To reduce the panic associated with undos, you should keep a habit of frequent small commits. If you make one giant commit covering three hours of work, an undo operation becomes a "all-or-nothing" gamble. However, if you commit every small, functional step, you can "surgical-reset" back to a state that was only ten minutes old, significantly reducing the amount of work you have to redo. A seasoned educator will tell you that "commits are cheap, but time is expensive"; by creating frequent checkpoints, you give yourself the flexibility to experiment without fear.
Before performing any undo operation, you must use git diff and git log to confirm your targets and verify exactly what will be lost or changed. You should never "reset" based on memory alone; always visualize the "delta" and the "history" to ensure you are pointing the system to the correct technical anchor. A cybersecurity professional treats the "undo" as a sensitive administrative action that requires a final verification step. Maintaining the "visibility of the target" is the most effective way to prevent a minor mistake from becoming a major data-loss event.
To help you remember these recovery building blocks during a high-pressure incident, you should use a simple memory hook: stash saves work, and tags mark stability.

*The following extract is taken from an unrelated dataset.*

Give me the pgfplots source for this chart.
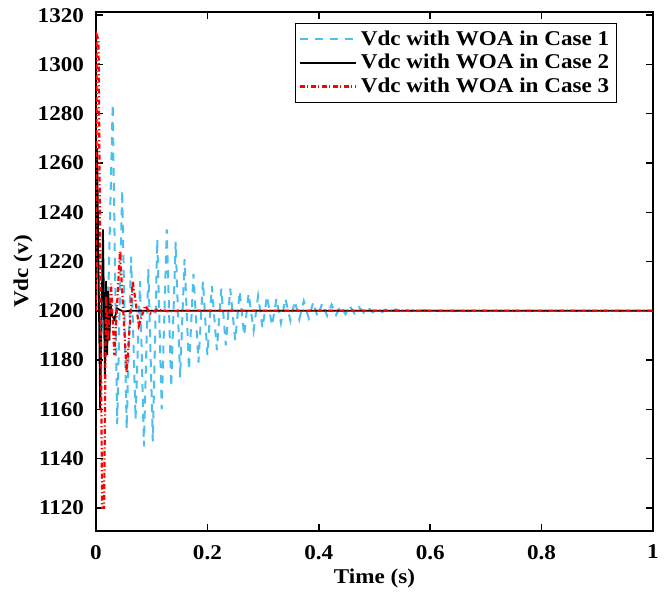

Stash is your "pause button" for uncommitted edits; reset is your "rewind button" for the branch pointer; and tags are your "bookmarks" for the history. By keeping this action-oriented distinction in mind, you can quickly categorize any recovery need and reach for the correct technical tool to solve it. This mental model is a powerful way to organize your technical knowledge and ensure you are always managing the right part of the system's "time-machine" capabilities.
For a quick mini review of this episode, can you state exactly one primary risk of a "hard reset" in a production repository? You should recall that a hard reset permanently deletes all uncommitted changes in your working directory and staging area, making it impossible to recover any work that wasn't already part of a previous commit. This "destructive finality" is why a professional always checks their "stash" and "diff" before executing a hard reset. By internalizing this risk of data loss, you are preparing yourself for the "real-world" engineering and leadership tasks that define a technical expert.
As we reach the conclusion of Episode Eighty-Six, I want you to describe your safe sequence for undoing a mistake when you realize a configuration file is broken. Will you try a git stash first to save your experimental work, or will you jump straight to a git restore for that specific file? By verbalizing your strategic choice, you are demonstrating the professional integrity and the technical mindset required for the Linux plus certification and a successful career in cybersecurity. Mastering recovery skills is the ultimate exercise in professional system resilience and long-term environmental accountability.